Demiş ki yazı denen bir insan icadı var. İnsanı insan
kılar, çağlar ötesine iz bırakır. Başlatılmış ve yürütülmekte olan Bursa
Edebiyat Günleri’ni kentimize yaraşır şekilde devam ettirin. Yanılmış.

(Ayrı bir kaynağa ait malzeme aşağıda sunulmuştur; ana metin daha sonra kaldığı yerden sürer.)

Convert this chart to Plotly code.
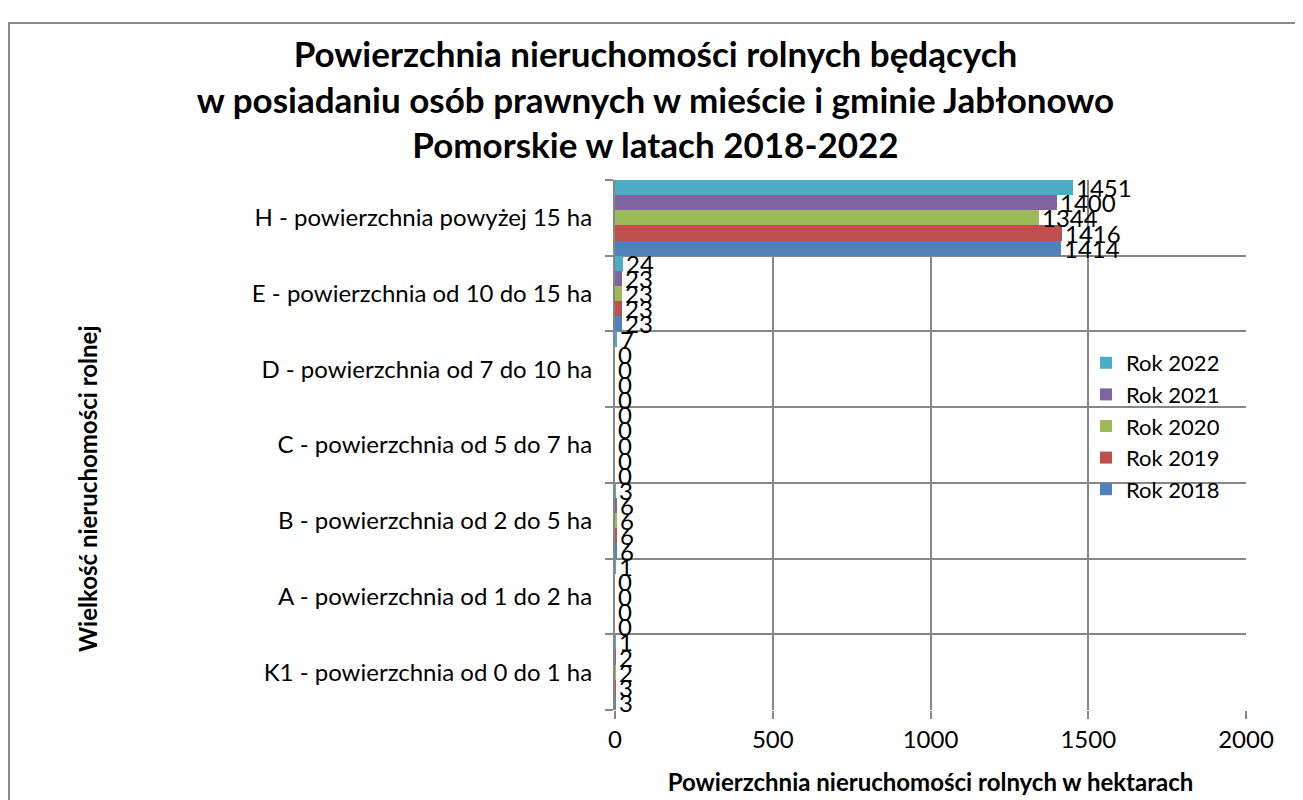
import plotly.graph_objects as go

categories = [
    "K1 - powierzchnia od 0 do 1 ha",
    "A - powierzchnia od 1 do 2 ha",
    "B - powierzchnia od 2 do 5 ha",
    "C - powierzchnia od 5 do 7 ha",
    "D - powierzchnia od 7 do 10 ha",
    "E - powierzchnia od 10 do 15 ha",
    "H - powierzchnia powyżej 15 ha",
]
series_names = ["Rok 2018", "Rok 2019", "Rok 2020", "Rok 2021", "Rok 2022"]
rok_2018 = [3, 0, 6, 0, 0, 23, 1414]
rok_2019 = [3, 0, 6, 0, 0, 23, 1416]
rok_2020 = [2, 0, 6, 0, 0, 23, 1344]
rok_2021 = [2, 0, 6, 0, 0, 23, 1400]
rok_2022 = [1, 1, 3, 0, 7, 24, 1451]
series_values = [rok_2018, rok_2019, rok_2020, rok_2021, rok_2022]
colors = ["#4F81BD", "#C0504D", "#9BBB59", "#8064A2", "#4BACC6"]
x_ticks = [0, 500, 1000, 1500, 2000]

FONT = "Lato"
GRID = "#878787"

# figure coordinates (page body has an 8px margin)
W, H = 1295, 792
L, R, T, B = 607, 1238, 172, 702
PW, PH = R - L, B - T

fig = go.Figure()
for name, vals, col in zip(series_names, series_values, colors):
    fig.add_trace(go.Bar(
        y=categories, x=vals, name=name, orientation="h",
        marker=dict(color=col, line=dict(width=0)),
        text=vals, texttemplate="%{x}", textposition="outside",
        textfont=dict(family=FONT, size=24, color="black"),
        constraintext="none", cliponaxis=False,
    ))

fig.update_layout(
    width=W, height=H,
    margin=dict(l=L, r=W - R, t=T, b=H - B, autoexpand=False),
    paper_bgcolor="white", plot_bgcolor="white",
    barmode="group", bargap=0, bargroupgap=0,
    title=dict(
        text="Powierzchnia nieruchomości rolnych będących<br>w posiadaniu osób prawnych w mieście i gminie Jabłonowo<br>Pomorskie w latach 2018-2022",
        font=dict(family=FONT, size=35, color="black", weight="bold"),
        x=0.5, xanchor="center", y=1 - 59 / H, yanchor="top",
    ),
    font=dict(family=FONT, size=24, color="black"),
    legend=dict(
        x=(1078 - L) / PW, y=(B - 334) / PH, xanchor="left", yanchor="top",
        traceorder="reversed", bgcolor="rgba(0,0,0,0)",
        font=dict(family=FONT, size=22, color="black"),
        itemwidth=30, tracegroupgap=0,
    ),
    xaxis=dict(
        range=[0, 2000], tickvals=x_ticks, showgrid=True, gridcolor=GRID, gridwidth=2,
        ticks="outside", ticklen=8, tickcolor=GRID, tickwidth=2,
        zeroline=False, showline=False,
        tickfont=dict(family=FONT, size=24, color="black"),
        title=dict(text="<b>Powierzchnia nieruchomości rolnych w hektarach</b>",
                   font=dict(family=FONT, size=24, color="black"), standoff=22),
    ),
    yaxis=dict(
        type="category", categoryorder="array", categoryarray=categories,
        range=[-0.5, 6.5], tickson="boundaries", showgrid=True, gridcolor=GRID, gridwidth=2,
        ticks="outside", ticklen=8, tickcolor=GRID, tickwidth=2,
        showline=True, linecolor=GRID, linewidth=2,
        tickfont=dict(family=FONT, size=24, color="black"),
        ticklabelstandoff=16,
    ),
    shapes=[dict(type="rect", xref="paper", yref="paper",
                 x0=(1 - L) / PW, x1=(1288 - L) / PW,
                 y0=-0.3, y1=(B - 15) / PH,
                 line=dict(color="#888888", width=2), fillcolor="rgba(0,0,0,0)", layer="below")],
    annotations=[dict(text="<b>Wielkość nieruchomości rolnej</b>", textangle=-90,
                      xref="paper", yref="paper", x=(79 - L) / PW, y=(B - 481) / PH,
                      xanchor="center", yanchor="middle", showarrow=False,
                      font=dict(family=FONT, size=24, color="black"))],
)

fig.write_html("out.html")
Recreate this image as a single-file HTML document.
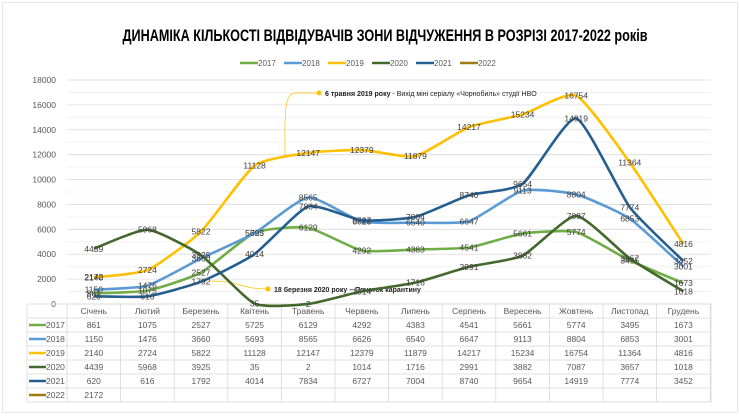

Edebiyat demek, yazı demek, sadece bazı şeyleri yazan bazı adamları misafir
etmek demekmiş. Son üç yılın edebiyat günleri etkinlikleri programı bunu
söylüyor.
Demiş ki tutarlı olmak denen bir şey var. Hem Türk
İslam sanatlarını koruyoruz, teşvik ediyoruz diyeceksiniz, ondan sonra da
Bursa’da Karagöz oyunu konusunda en yetkili bir kişi olan Şinasi Bey’i,
kullandığı Çekirge’deki mekândan kovacaksınız. Yanılmış, hamamda sabuna
basmamak için kıvırtabilirmiş insanoğlu.
Demiş ki kıymet bilirlik var. En güzel Bursa
şehrengizini yazan büyüğümüzü arada bir hatırlasak. Bir tek burada
yanılmamış. Tanpınar adına düzenlenen yarışmalar yüz güldürüyor.
Yanılmış bu fani kulunuz, hem de çok yanılmış! Meğer ki o, DOĞU’da
yaşadığının fakında değilmiş. Şimdiki zamanın değil sonraki zamanın önemli
olduğu, kuralın namevcut olduğu, düzenin tesadüfen bulunduğu, vicdanın
köreldiği, aklın uyuştuğu bir coğrafyaymış burası; kağıda mürekkep ila
yazılan kuralın sokağa çıktığında silindiği bir coğrafya.